When we speak or write, we use the vehicles of words to carry meaning from ourselves to others. Most of us, though, speak without thinking at least some of the time, blurting out our feelings and thoughts without much regard for the words we choose to express them. Even more challenging can be the words in a quick email or message that without the tone of voice to go with them can be so easily misinterpreted and cause offense.
Yet the harshest, most harmful words we ever hear are invariably the ones we say to ourselves. Hafiz says: “The words you speak become the house you live in”.

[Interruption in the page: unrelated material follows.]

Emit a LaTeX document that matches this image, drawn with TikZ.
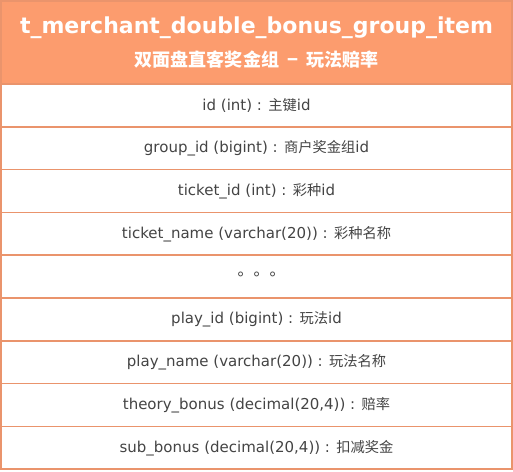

If you are in the habit of beating yourself up verbally, saying for example: “Oh you loser, there you go again, screwing it up…” or similar, then ask yourself this; would your closest friend or loved one still be in your life if you spoke to them this way on a daily, possibly hourly basis? How robust would your children’s self-esteem be if you said such things to them repeatedly? Sadly, you may have heard many of them when you were younger but now you have become what is known as your own ‘Internal Corrections Officer’ carrying on with the chastisement from yourself to yourself.
So here is a gift for you to brighten up your February: You can choose to stop this pattern.
Simply catch yourself and change the words for less intense ones. “You loser” can change to “You twit” or “You human being you!” and after a while you can take it to something positive. Changing “I can’t believe you did that, you loser” to such as “Wow, that is something I won’t do again and I’ll learn and grown from this one”. You get the idea.
It’s like learning to consciously play an instrument that we have been playing unconsciously for most of our lives, and the effect can be delightful as you will build a better, kinder, more loving and accepting house to live in.